Figure scripts

·····

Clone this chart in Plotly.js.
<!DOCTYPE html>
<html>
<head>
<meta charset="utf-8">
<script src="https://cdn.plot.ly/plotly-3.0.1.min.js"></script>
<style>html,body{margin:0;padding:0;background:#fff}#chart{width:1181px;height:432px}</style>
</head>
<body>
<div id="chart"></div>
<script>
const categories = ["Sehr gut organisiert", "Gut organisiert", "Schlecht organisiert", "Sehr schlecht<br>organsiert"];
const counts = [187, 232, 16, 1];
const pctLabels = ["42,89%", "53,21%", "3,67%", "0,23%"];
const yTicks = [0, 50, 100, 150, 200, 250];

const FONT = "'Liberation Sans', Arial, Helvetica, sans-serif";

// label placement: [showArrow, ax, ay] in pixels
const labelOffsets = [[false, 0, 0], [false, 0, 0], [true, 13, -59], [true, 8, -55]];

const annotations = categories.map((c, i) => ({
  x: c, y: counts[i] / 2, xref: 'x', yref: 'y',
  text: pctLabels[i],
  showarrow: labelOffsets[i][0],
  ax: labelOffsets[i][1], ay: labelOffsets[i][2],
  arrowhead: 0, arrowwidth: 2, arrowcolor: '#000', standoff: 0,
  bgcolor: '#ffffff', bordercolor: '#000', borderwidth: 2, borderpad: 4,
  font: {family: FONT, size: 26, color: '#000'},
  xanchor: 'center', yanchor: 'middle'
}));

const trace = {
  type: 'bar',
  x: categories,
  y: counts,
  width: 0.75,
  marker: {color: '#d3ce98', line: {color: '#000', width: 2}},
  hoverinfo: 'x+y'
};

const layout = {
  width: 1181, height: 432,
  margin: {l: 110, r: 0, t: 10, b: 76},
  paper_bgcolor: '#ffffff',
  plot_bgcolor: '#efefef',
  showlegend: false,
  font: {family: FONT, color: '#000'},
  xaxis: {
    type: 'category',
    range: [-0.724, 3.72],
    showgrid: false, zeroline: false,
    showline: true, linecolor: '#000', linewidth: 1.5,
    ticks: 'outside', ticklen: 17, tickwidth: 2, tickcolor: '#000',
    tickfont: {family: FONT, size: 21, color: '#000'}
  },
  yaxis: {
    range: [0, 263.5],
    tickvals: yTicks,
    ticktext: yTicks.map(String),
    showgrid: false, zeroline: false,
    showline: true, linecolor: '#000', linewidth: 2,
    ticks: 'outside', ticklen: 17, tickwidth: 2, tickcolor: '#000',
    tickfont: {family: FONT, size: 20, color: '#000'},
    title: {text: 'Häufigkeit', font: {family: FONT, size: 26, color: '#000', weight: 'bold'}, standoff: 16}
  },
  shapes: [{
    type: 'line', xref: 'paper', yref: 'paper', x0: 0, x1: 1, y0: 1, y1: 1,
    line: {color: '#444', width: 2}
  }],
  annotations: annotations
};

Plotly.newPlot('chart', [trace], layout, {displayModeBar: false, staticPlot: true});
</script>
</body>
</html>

·····

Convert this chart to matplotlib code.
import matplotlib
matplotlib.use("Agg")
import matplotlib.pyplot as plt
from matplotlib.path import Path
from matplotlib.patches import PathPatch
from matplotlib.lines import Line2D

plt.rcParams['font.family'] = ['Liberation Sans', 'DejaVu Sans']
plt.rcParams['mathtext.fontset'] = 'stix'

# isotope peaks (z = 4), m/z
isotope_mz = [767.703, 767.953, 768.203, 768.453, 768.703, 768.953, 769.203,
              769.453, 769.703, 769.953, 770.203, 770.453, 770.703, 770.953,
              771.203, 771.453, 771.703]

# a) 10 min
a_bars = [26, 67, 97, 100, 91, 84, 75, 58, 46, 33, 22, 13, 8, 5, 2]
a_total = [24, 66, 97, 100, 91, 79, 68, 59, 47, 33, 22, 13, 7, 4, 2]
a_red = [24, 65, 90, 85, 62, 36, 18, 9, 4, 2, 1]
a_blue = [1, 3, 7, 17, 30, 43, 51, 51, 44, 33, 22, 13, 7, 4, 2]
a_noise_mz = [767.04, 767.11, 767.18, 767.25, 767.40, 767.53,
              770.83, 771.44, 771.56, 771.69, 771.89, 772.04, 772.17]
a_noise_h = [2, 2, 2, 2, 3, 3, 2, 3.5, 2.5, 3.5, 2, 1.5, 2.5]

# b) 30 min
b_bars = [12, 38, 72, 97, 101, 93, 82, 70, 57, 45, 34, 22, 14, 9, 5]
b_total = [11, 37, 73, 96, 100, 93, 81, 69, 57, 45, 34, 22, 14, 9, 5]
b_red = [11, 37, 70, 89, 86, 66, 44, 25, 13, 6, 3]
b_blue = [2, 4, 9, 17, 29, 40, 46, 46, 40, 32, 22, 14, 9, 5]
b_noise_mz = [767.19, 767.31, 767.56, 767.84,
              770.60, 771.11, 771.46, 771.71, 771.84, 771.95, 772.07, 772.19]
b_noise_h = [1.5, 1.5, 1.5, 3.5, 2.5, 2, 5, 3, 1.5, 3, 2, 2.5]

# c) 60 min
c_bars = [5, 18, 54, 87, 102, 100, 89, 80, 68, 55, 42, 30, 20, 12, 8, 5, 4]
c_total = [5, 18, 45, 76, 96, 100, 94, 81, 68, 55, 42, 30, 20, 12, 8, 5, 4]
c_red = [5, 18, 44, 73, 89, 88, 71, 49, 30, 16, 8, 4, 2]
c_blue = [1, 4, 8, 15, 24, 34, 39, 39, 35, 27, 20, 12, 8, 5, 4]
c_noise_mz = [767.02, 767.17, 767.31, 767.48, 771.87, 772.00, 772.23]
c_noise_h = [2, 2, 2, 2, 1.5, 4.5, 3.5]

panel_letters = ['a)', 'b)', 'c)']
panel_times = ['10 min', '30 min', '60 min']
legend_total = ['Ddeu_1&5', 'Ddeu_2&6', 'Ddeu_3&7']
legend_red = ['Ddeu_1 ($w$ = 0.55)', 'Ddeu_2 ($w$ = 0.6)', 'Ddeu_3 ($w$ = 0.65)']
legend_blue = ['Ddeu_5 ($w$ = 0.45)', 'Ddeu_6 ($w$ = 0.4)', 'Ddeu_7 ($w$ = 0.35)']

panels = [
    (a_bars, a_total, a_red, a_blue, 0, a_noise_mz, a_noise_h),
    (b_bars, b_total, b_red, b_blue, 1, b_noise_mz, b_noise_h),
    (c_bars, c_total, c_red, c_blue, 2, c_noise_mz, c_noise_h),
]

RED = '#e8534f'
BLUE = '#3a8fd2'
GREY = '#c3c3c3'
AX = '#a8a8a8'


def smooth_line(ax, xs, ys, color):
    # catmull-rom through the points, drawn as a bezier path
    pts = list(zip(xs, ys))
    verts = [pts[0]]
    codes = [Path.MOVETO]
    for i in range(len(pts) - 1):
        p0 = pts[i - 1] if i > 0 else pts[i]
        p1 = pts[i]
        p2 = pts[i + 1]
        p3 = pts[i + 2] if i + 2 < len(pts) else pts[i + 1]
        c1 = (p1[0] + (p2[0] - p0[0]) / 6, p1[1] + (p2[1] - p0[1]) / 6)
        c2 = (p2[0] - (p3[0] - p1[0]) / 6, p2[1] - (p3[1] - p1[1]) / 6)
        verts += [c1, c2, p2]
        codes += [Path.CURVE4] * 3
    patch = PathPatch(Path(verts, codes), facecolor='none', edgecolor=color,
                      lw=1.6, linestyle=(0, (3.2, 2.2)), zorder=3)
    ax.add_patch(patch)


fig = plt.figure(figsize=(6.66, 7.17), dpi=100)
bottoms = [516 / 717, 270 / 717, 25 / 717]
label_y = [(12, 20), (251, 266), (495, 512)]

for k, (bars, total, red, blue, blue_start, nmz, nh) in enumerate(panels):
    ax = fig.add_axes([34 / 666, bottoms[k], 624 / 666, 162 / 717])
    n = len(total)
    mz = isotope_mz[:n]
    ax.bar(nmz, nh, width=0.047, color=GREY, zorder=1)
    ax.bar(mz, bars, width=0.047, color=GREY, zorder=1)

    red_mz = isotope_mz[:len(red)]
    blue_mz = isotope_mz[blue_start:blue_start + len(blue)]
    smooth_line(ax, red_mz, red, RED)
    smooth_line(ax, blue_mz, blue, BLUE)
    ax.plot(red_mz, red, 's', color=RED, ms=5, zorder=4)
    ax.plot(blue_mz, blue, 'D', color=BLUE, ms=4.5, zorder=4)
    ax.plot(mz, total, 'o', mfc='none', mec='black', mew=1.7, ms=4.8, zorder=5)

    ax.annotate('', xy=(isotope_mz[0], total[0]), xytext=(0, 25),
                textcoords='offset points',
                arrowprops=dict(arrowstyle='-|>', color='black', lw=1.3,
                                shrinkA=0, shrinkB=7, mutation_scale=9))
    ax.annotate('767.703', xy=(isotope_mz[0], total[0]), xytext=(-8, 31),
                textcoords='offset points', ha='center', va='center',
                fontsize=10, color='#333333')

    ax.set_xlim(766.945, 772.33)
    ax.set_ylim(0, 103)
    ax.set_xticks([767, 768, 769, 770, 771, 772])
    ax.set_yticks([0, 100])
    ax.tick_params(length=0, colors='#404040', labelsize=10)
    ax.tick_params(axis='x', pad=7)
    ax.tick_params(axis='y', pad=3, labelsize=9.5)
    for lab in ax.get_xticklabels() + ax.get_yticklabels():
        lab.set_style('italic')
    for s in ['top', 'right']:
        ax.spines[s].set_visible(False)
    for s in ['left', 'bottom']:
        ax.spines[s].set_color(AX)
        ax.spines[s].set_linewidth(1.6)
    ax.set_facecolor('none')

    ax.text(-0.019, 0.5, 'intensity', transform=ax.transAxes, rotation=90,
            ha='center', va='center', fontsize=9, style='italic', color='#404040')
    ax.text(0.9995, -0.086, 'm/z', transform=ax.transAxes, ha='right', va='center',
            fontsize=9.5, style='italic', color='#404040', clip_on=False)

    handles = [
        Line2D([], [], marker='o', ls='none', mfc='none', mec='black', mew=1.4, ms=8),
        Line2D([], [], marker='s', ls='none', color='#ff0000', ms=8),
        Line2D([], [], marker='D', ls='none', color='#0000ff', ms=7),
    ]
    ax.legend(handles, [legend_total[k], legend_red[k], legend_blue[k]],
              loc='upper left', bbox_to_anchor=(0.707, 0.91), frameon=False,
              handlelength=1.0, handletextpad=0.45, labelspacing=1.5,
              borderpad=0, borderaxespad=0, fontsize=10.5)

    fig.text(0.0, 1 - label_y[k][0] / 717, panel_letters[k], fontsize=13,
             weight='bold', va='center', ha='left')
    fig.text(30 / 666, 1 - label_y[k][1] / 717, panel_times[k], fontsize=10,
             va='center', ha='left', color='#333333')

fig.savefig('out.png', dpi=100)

·····

Exactly those lines that run from the line with "Convert this chart to matplotlib code." through the line with "1.5, 3, 2, 2.5]" are to be reproduced; both end lines belong to the range.

**Response below**
Convert this chart to matplotlib code.
import matplotlib
matplotlib.use("Agg")
import matplotlib.pyplot as plt
from matplotlib.path import Path
from matplotlib.patches import PathPatch
from matplotlib.lines import Line2D

plt.rcParams['font.family'] = ['Liberation Sans', 'DejaVu Sans']
plt.rcParams['mathtext.fontset'] = 'stix'

# isotope peaks (z = 4), m/z
isotope_mz = [767.703, 767.953, 768.203, 768.453, 768.703, 768.953, 769.203,
              769.453, 769.703, 769.953, 770.203, 770.453, 770.703, 770.953,
              771.203, 771.453, 771.703]

# a) 10 min
a_bars = [26, 67, 97, 100, 91, 84, 75, 58, 46, 33, 22, 13, 8, 5, 2]
a_total = [24, 66, 97, 100, 91, 79, 68, 59, 47, 33, 22, 13, 7, 4, 2]
a_red = [24, 65, 90, 85, 62, 36, 18, 9, 4, 2, 1]
a_blue = [1, 3, 7, 17, 30, 43, 51, 51, 44, 33, 22, 13, 7, 4, 2]
a_noise_mz = [767.04, 767.11, 767.18, 767.25, 767.40, 767.53,
              770.83, 771.44, 771.56, 771.69, 771.89, 772.04, 772.17]
a_noise_h = [2, 2, 2, 2, 3, 3, 2, 3.5, 2.5, 3.5, 2, 1.5, 2.5]

# b) 30 min
b_bars = [12, 38, 72, 97, 101, 93, 82, 70, 57, 45, 34, 22, 14, 9, 5]
b_total = [11, 37, 73, 96, 100, 93, 81, 69, 57, 45, 34, 22, 14, 9, 5]
b_red = [11, 37, 70, 89, 86, 66, 44, 25, 13, 6, 3]
b_blue = [2, 4, 9, 17, 29, 40, 46, 46, 40, 32, 22, 14, 9, 5]
b_noise_mz = [767.19, 767.31, 767.56, 767.84,
              770.60, 771.11, 771.46, 771.71, 771.84, 771.95, 772.07, 772.19]
b_noise_h = [1.5, 1.5, 1.5, 3.5, 2.5, 2, 5, 3, 1.5, 3, 2, 2.5]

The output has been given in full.